[Source code of charts]
----
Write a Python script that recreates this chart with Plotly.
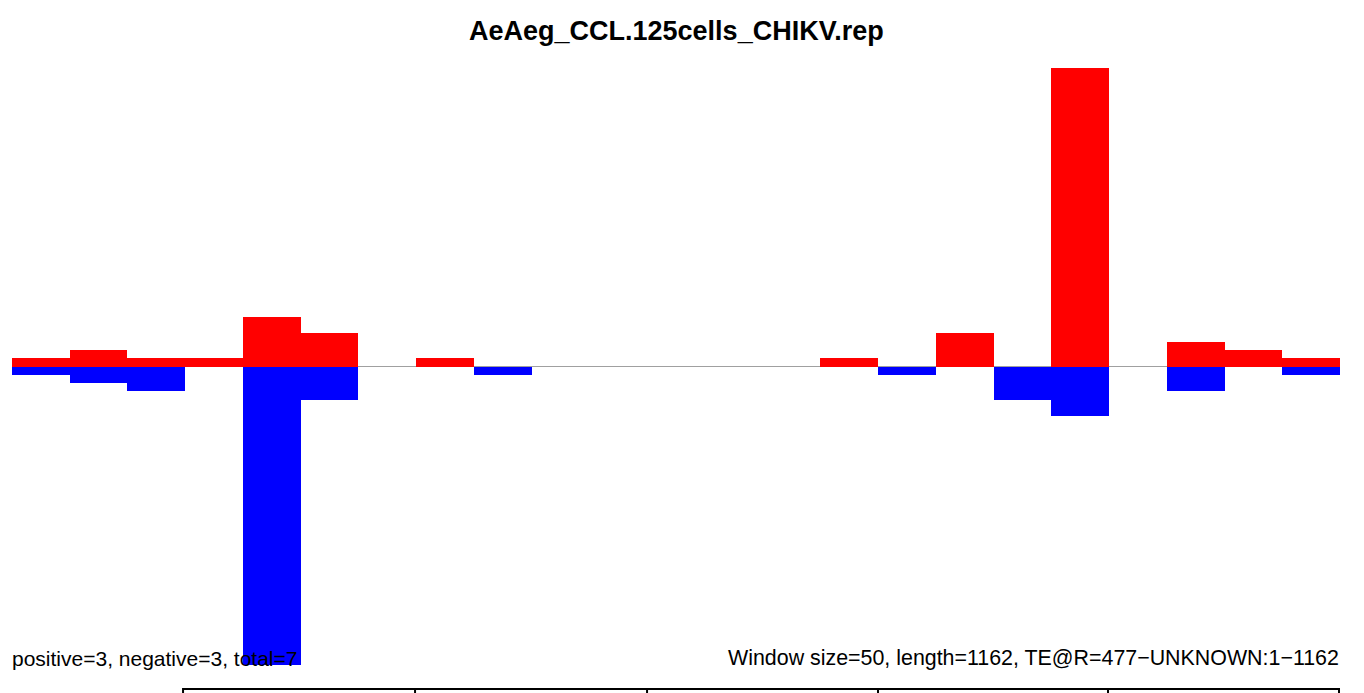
import plotly.graph_objects as go

# Data
window_size = 50
bin_starts = [i * window_size for i in range(23)]
positive = [1, 2, 1, 1, 6, 4, 0, 1, 0, 0, 0, 0, 0, 0, 1, 0, 4, 0, 36, 0, 3, 2, 1]
negative = [1, 2, 3, 0, 36, 4, 0, 0, 1, 0, 0, 0, 0, 0, 0, 1, 0, 4, 6, 0, 3, 0, 1]
title_text = "AeAeg_CCL.125cells_CHIKV.rep"
left_note = "positive=3, negative=3, total=7"
right_note = "Window size=50, length=1162, TE@R=477\u2212UNKNOWN:1\u22121162"

centers = [s + window_size / 2 for s in bin_starts]
ymax = max(max(positive), max(negative))

fig = go.Figure()
fig.add_trace(go.Bar(x=centers, y=positive, width=window_size, base=0,
                     marker=dict(color="#FF0000", line=dict(width=0)), showlegend=False))
fig.add_trace(go.Bar(x=centers, y=[-v for v in negative], width=window_size, base=0,
                     marker=dict(color="#0000FF", line=dict(width=0)), showlegend=False))

fig.add_shape(type="line", xref="x", yref="y", x0=0, x1=len(bin_starts) * window_size,
              y0=0, y1=0, line=dict(color="#A0A0A0", width=1), layer="below")

# bottom (cut-off) panel box
px0, px1 = 0.1288, 0.99925
ticks = [0.3035, 0.4782, 0.6521, 0.8253]
fig.add_shape(type="rect", xref="paper", yref="paper", x0=px0, x1=px1, y0=-0.3, y1=-0.0402,
              line=dict(color="black", width=2), layer="above")
for t in ticks:
    fig.add_shape(type="line", xref="paper", yref="paper", x0=t, x1=t, y0=-0.3, y1=-0.0402,
                  line=dict(color="black", width=2))

font_family = "Liberation Sans, Arial, sans-serif"
fig.add_annotation(text="<b>" + title_text + "</b>", xref="paper", yref="paper",
                   x=0.5, y=1.062, xanchor="center", yanchor="middle", showarrow=False,
                   font=dict(size=27, color="black", family=font_family))
fig.add_annotation(text=left_note, xref="paper", yref="paper", x=0, y=0.0117,
                   xanchor="left", yanchor="middle", showarrow=False, xshift=-2,
                   font=dict(size=21, color="black", family=font_family))
fig.add_annotation(text=right_note, xref="paper", yref="paper", x=1, y=0.0117,
                   xanchor="right", yanchor="middle", showarrow=False, xshift=1,
                   font=dict(size=21.4, color="black", family=font_family))

fig.update_layout(
    width=1364, height=693, autosize=False,
    margin=dict(l=4, r=32, t=60, b=36, pad=0),
    barmode="overlay", bargap=0,
    plot_bgcolor="white", paper_bgcolor="white",
    xaxis=dict(range=[0, len(bin_starts) * window_size], visible=False, fixedrange=True),
    yaxis=dict(range=[-ymax, ymax], visible=False, zeroline=False, fixedrange=True),
)

fig.write_html("out.html", config={"displayModeBar": False})
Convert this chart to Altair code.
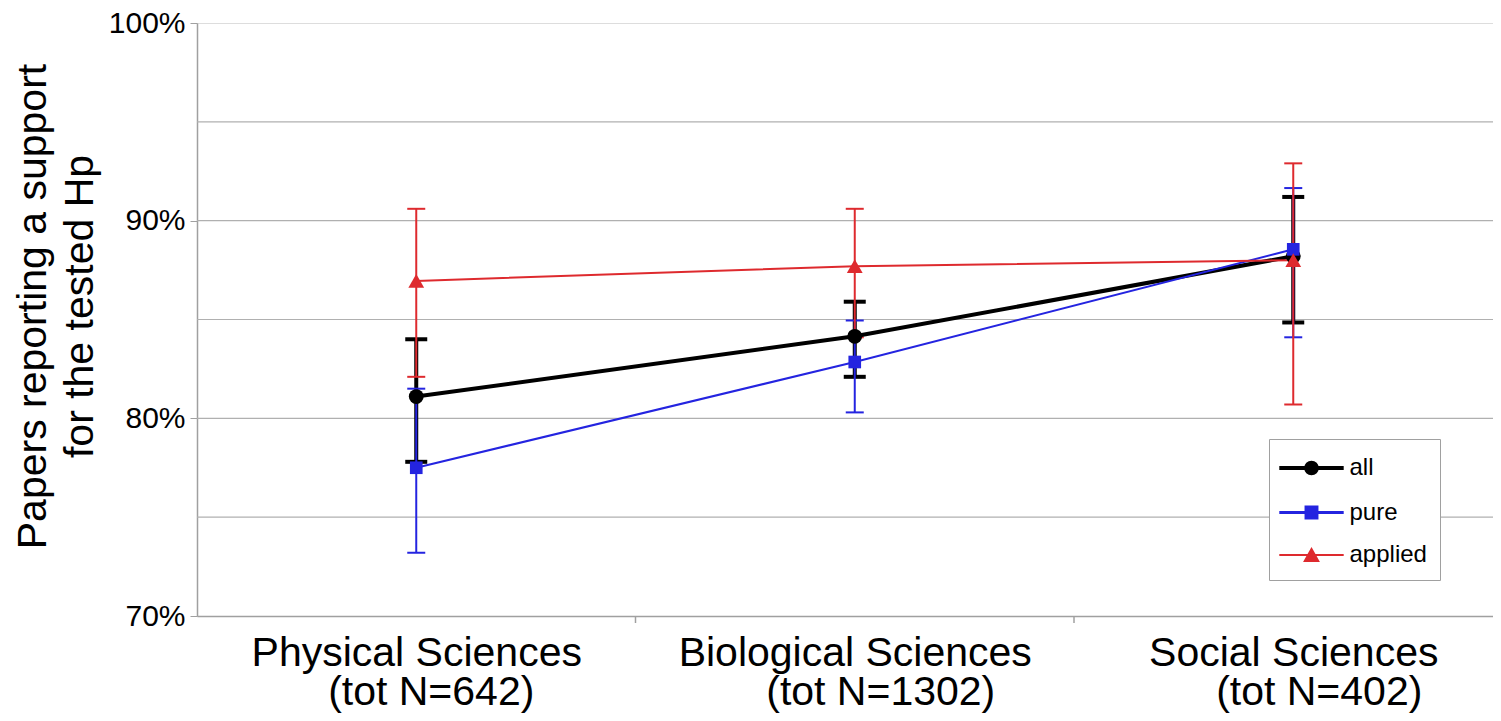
import altair as alt
import pandas as pd

FONT = "Liberation Sans"

categories = ["Physical Sciences", "Biological Sciences", "Social Sciences"]
n_labels = ["(tot N=642)", "(tot N=1302)", "(tot N=402)"]

series = ["all", "pure", "applied"]
colors = ["#000000", "#2424e0", "#de2a2e"]
shapes = ["circle", "square", "triangle-up"]

all_mean = [81.1, 84.15, 88.2]
all_lo = [77.8, 82.1, 84.85]
all_hi = [84.0, 85.9, 91.2]

pure_mean = [77.5, 82.85, 88.55]
pure_lo = [73.2, 80.3, 84.1]
pure_hi = [81.5, 84.95, 91.65]

applied_mean = [86.95, 87.7, 88.0]
applied_lo = [82.1, 84.1, 80.7]
applied_hi = [90.6, 90.6, 92.9]

y_ticks = [70, 80, 90, 100]
grid_values = [75, 80, 85, 90, 95]

# styles
line_widths = [4, 2, 2]
marker_sizes = [220, 160, 250]
cap_sizes = [22, 18, 18]
label2_dx = [15, 26, 26]  # horizontal shift of the second label line

rows = []
for s, means, los, his in [
    ("all", all_mean, all_lo, all_hi),
    ("pure", pure_mean, pure_lo, pure_hi),
    ("applied", applied_mean, applied_lo, applied_hi),
]:
    for i, c in enumerate(categories):
        rows.append(dict(series=s, cat=c, pos=i + 0.5, mean=means[i], lo=los[i], hi=his[i]))
df = pd.DataFrame(rows)

cat_df = pd.DataFrame({"cat": categories, "n": n_labels,
                       "pos": [i + 0.5 for i in range(len(categories))]})
grid_df = pd.DataFrame({"g": grid_values})
bound_df = pd.DataFrame({"b": list(range(1, len(categories)))})

W, H = 1296, 593
XMAX = W / 438.5
LABEL_SIZE = 41

label_array = "[" + ",".join("'%s'" % c for c in categories) + "]"

x_axis = alt.Axis(
    values=[i + 0.5 for i in range(len(categories))],
    labelExpr=label_array + "[floor(datum.value)]",
    ticks=False, grid=False, domainColor="#a0a0a0", domainWidth=1.5,
    labelFontSize=LABEL_SIZE, labelFont=FONT, labelColor="black", labelPadding=17,
    labelAngle=0, labelFlush=False, labelOverlap=False,
    labelLimit=0, title=None,
)
x_scale = alt.Scale(domain=[0, XMAX], nice=False, zero=False)

y_axis = alt.Axis(
    values=y_ticks, labelExpr="datum.value + '%'", grid=False,
    tickSize=7, tickColor="#a0a0a0", domainColor="#a0a0a0", domainWidth=1.5,
    labelFontSize=30, labelFont=FONT, labelColor="black", labelPadding=5,
    titleFontSize=41, titleFont=FONT, titleColor="black", titleFontWeight="normal",
    titlePadding=7, titleLineHeight=47, titleY=283, titleLimit=0,
)
y_scale = alt.Scale(domain=[70, 100], nice=False, zero=False)
Y_TITLE = ["Papers reporting a support", "for the tested Hp"]


def X(field):
    return alt.X(field, type="quantitative", scale=x_scale, axis=x_axis)


def Y(field):
    return alt.Y(field, type="quantitative", scale=y_scale, axis=y_axis, title=Y_TITLE)


# legend symbols: line + marker (unit = 14px)
def fmt(v):
    return ("%.3f" % v).rstrip("0").rstrip(".")

L = 2.3
r = 0.38
sq = 0.39
tw, th = 0.48, 0.42
p_all = "M-%s,0H%sM-%s,0A%s,%s 0 1,1 %s,0A%s,%s 0 1,1 -%s,0Z" % (
    fmt(L), fmt(L), fmt(r), fmt(r), fmt(r), fmt(r), fmt(r), fmt(r), fmt(r))
p_pure = "M-%s,0H%sM-%s,-%sH%sV%sH-%sZ" % (fmt(L), fmt(L), fmt(sq), fmt(sq), fmt(sq), fmt(sq), fmt(sq))
p_app = "M-%s,0H%sM0,-%sL%s,%sL-%s,%sZ" % (fmt(L), fmt(L), fmt(th), fmt(tw), fmt(th), fmt(tw), fmt(th))
legend_paths = [p_all, p_pure, p_app]

legend = alt.Legend(
    title=None, orient="none", legendX=1072, legendY=416,
    padding=13, symbolOffset=13.5, labelOffset=22, rowPadding=15,
    labelFontSize=24, labelFont=FONT, labelColor="black",
    strokeColor="#a0a0a0", fillColor="white", symbolSize=784,
    symbolOpacity=1,
)

base = alt.Chart(df)

grid = alt.Chart(grid_df).mark_rule(color="#b0b0b0", strokeWidth=1.2).encode(y=Y("g"))

bounds = alt.Chart(bound_df).mark_rule(color="#a0a0a0", strokeWidth=1.5).encode(
    x=X("b"), y=alt.value(H), y2=alt.value(H + 7)
)

# second line of each category label
n_layers = []
for i, c in enumerate(categories):
    n_layers.append(
        alt.Chart(cat_df).transform_filter(alt.datum.cat == c).mark_text(
            font=FONT, fontSize=LABEL_SIZE, color="black", align="center",
            baseline="alphabetic", dx=label2_dx[i],
        ).encode(x=X("pos"), y=alt.value(H + 89), text="n:N")
    )

err_layers = []
line_layers = []
point_layers = []
for i, s in enumerate(series):
    sub = base.transform_filter(alt.datum.series == s)
    err_layers.append(
        sub.mark_rule(color=colors[i], strokeWidth=line_widths[i]).encode(x=X("pos"), y=Y("lo"), y2="hi")
    )
    for fld in ("lo", "hi"):
        err_layers.append(
            sub.mark_tick(color=colors[i], thickness=line_widths[i], size=cap_sizes[i],
                          orient="horizontal", opacity=1).encode(x=X("pos"), y=Y(fld))
        )
    line_layers.append(
        sub.mark_line(color=colors[i], strokeWidth=line_widths[i]).encode(
            x=X("pos"), y=Y("mean"), order="pos:Q")
    )
    point_layers.append(
        sub.mark_point(filled=True, opacity=1, shape=shapes[i], size=marker_sizes[i],
                       color=colors[i]).encode(x=X("pos"), y=Y("mean"))
    )

# legend-only layer: draws no marks, provides the legend through its scales
legend_layer = base.transform_filter("false").mark_point(filled=True, opacity=1).encode(
    x=X("pos"), y=Y("mean"),
    fill=alt.Fill("series:N", scale=alt.Scale(domain=series, range=colors), legend=legend),
    stroke=alt.Stroke("series:N", scale=alt.Scale(domain=series, range=colors), legend=legend),
    shape=alt.Shape("series:N", scale=alt.Scale(domain=series, range=legend_paths), legend=legend),
    strokeWidth=alt.StrokeWidth("series:N", scale=alt.Scale(domain=series, range=line_widths), legend=legend),
)

chart = alt.layer(grid, bounds, *n_layers, *err_layers, *line_layers, *point_layers, legend_layer).properties(
    width=W, height=H,
    autosize=alt.AutoSizeParams(type="none"),
    padding={"left": 189, "top": 15, "right": 0, "bottom": 103},
).configure_view(stroke=None).configure(background="white")

chart.save("out.html", embed_options={"renderer": "svg", "actions": False})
----
In the listing above, find the line containing "Convert this chart to Altair code." and the line containing "all_hi = [84.0, 85.9, 91.2]", then write out both of them and every line between, exactly, with no pictures.

Task answer:
Convert this chart to Altair code.
import altair as alt
import pandas as pd

FONT = "Liberation Sans"

categories = ["Physical Sciences", "Biological Sciences", "Social Sciences"]
n_labels = ["(tot N=642)", "(tot N=1302)", "(tot N=402)"]

series = ["all", "pure", "applied"]
colors = ["#000000", "#2424e0", "#de2a2e"]
shapes = ["circle", "square", "triangle-up"]

all_mean = [81.1, 84.15, 88.2]
all_lo = [77.8, 82.1, 84.85]
all_hi = [84.0, 85.9, 91.2]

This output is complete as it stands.